I'll get into my "Reality TV Show" rant later.
I live in a very small town. I live in a very VERY small town. The TV crew and the filming of our episode of Wife Swap was a very big deal at the time. I was interviewed on the Radio, in the Newspaper, had people ask for my autograph, I was stopped wherever I went by people who just had to get a piece of this big TV star. The paparazzi were everywhere.
It was ok tho.. I promised not forget the little people.. and I didn't.... I kissed babies... I signed autographs for sobbing fans, and made sure my motorcade and entourage was courteous of all the locals.
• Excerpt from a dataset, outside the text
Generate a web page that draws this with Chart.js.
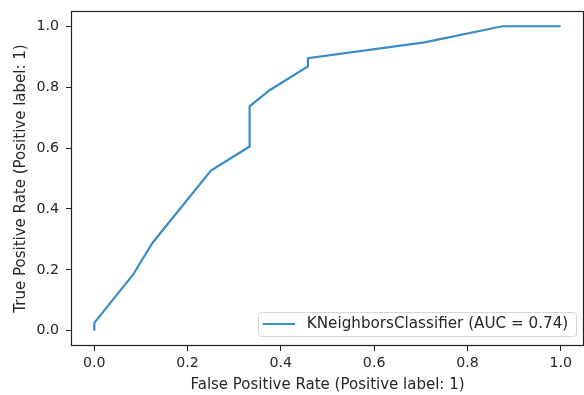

Its just a small price we Big Stars have to pay for our fame.
Well..... even as I sit here, one year later awaiting my Emmy nod, I still have to do some of the mundane things just like all the "normal" people do.
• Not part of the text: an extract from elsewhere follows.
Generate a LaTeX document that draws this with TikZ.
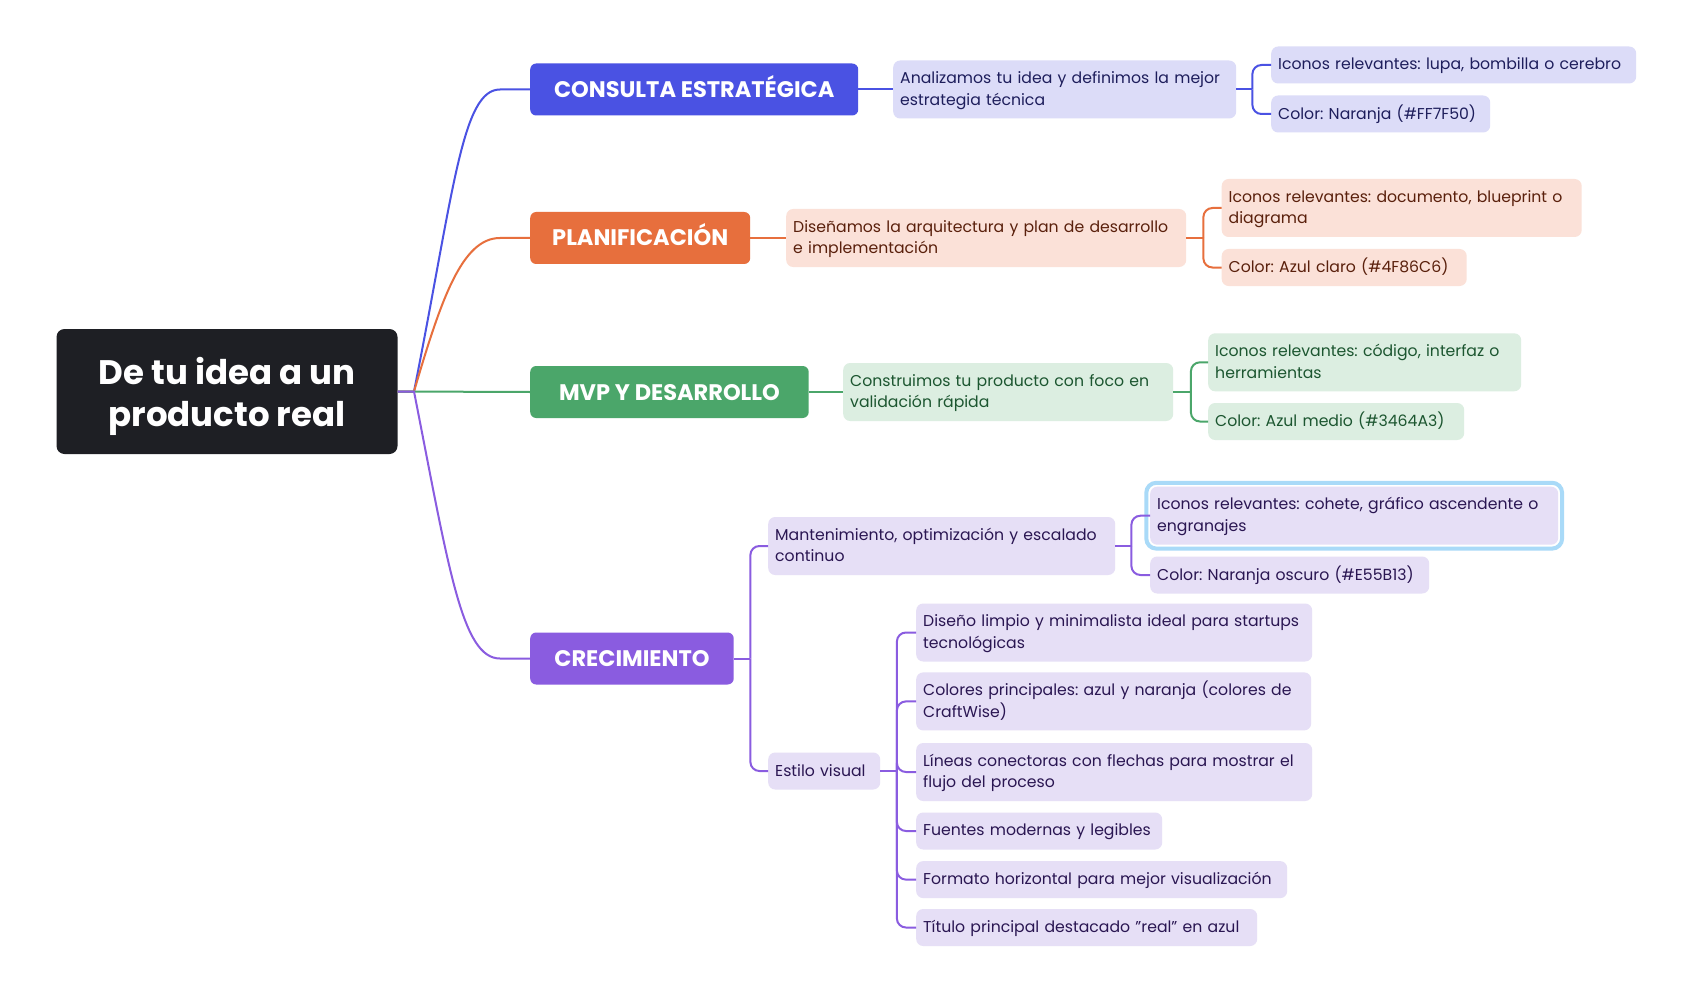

I had to go to the bank. I wanted to cash a check for $9.50. Well I arrived at the bank..... put on my shades so I wouldn't be mobbed by my adoring fans, and went inside.... It seemed the coast was clear so I went to wait in line.... Wait in line!?!?!?!? What?? didn't they know who I was??? So I took off my sunglasses just in case my disguise was too ingenious and working too well for me to get my well deserved perks from the bank.... Nothing..... No one even bothered to ask me if I needed a beverage!! and I DID looked parched you know! I had walked all the way in from the parking lot!! I waited in line.... and waited.... and then waited some more.
"Next" said the lady from behind the counter. "Can I help you?" I walked up to her and quietly said.. "I need to cash a check please." I slid the huge check over to her, she looked at it..... then held it up to the light looking for the watermark to make sure it was real. Then she said .... "I'll need to see some I.D."...
WHAT?!?! ID???? I was shocked and amazed! But then it hit me.... she was probably trying to make me feel like she didn't realize the caliber of star she was dealing with.. you know, sometimes stars like me like to maintain a certain level of anonymity. I told her I appreciated the courtesy. Then she asked me to sign a piece pf paper..
Ah Ha!! I KNEW it! she wanted my autograph!! She slid my check back to me and wanted me to sign the back of it!! and to make things worse, she wanted me to put my thumb print on it too!!! Needless to say.... I will NOT remember to thank her at my award acceptance speech!!
....I'm in a strange mood today. And trying to avoid Mt Laundry.... ignore me.